When I arrived in Budapest about 5 weeks ago, I had to find a place to work from.
 
Working from my apartment? I know I don’t get things done from home.
 
Working from café? Don’t really feel like being surrounded by tourists for 5-10 hrs a day.
 
Renting a full-blown office? A bit overkill for a one-man-show like me.
 
A Co-working space seemed like the perfect solution: Having an office and being surrounded by like-minded people who peer-pressure me into being productive (plus, who knows what business connections might come of it?).
 
Anyhow, a quick Google search reveals quite a few Co-working spaces in Budapest.
 
Which one’s best? Only one way to find out.
 
The first space I work at for a day disappoints: Everybody’s quietly working by themselves, the interior is bland, the place feels cold.
 
I almost went back to the idea of working at cafés, but luckily I found the space I took this picture at.
 
They’re more expensive—and I happily pay the premium.
 
The reason I—and plenty other people—pay extra for this co-working space can teach you a macro-level marketing lesson if you want to charge a premium and actually get sales.
 
But let’s rewind, what’s do I like so much about this place?
 
Currently, there’s an art exhibition on here.
Two weeks ago, there was an improv night.
There is a comfortable couch area.
There’s a weekly lunch.
 
None of those are why I pay the premium. I went right to the source to find the *real* source of their success:
 
When I talked to one of the co-founders, I told him I’d tried another space which felt like a corporate office and that this one feels more like a “living room” than an office.
 
He told me something like: “That’s the point.
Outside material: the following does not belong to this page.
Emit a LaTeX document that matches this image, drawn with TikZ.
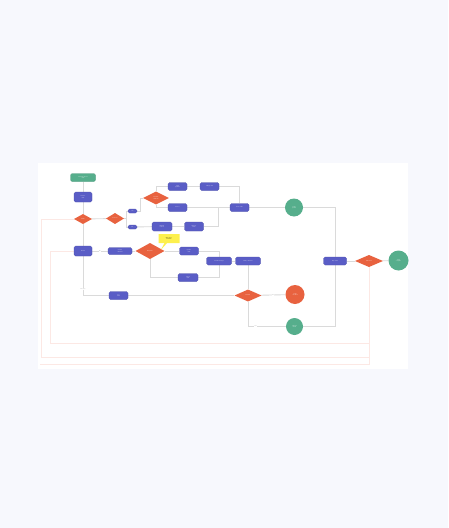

We’re not trying to build an office, but a community.”
 
Listen to any business podcast or read business & marketing books and you’ll eventually hear “Your business needs a mission statement” or something dry like that.
 
I’d heard it a thousand times before, but this conversation illustrated it for me:
 
It’s not about the lunches, art exhibition or couches—it’s about their mission: Creating a community.
All those things help in building a community, but they’re not the central point.
 
People who work here pay the premium for being a part of a community, not for a desk to work from.
 

So what can a mission do for you?

 
-An overarching mission makes you more agile. If you’re a “copywriter” (like I was, until now), then you write copy. Not much more. If I was to rebrand myself as a Customer Acquisition Specialist, I could do anything which helps to achieve that goal.
 
Similarly, this space can do anything they feel helps in creating a community.
 
-A *unique* mission allows you to charge a premium. If you’re on a mission nobody else is on, anybody who wants the results you’re getting HAS to come to you—and you get to charge more.
 
As I’m in the process of refocusing my business, I’m applying these two to my new business plan.
 
Do you have a mission? Curious to hear.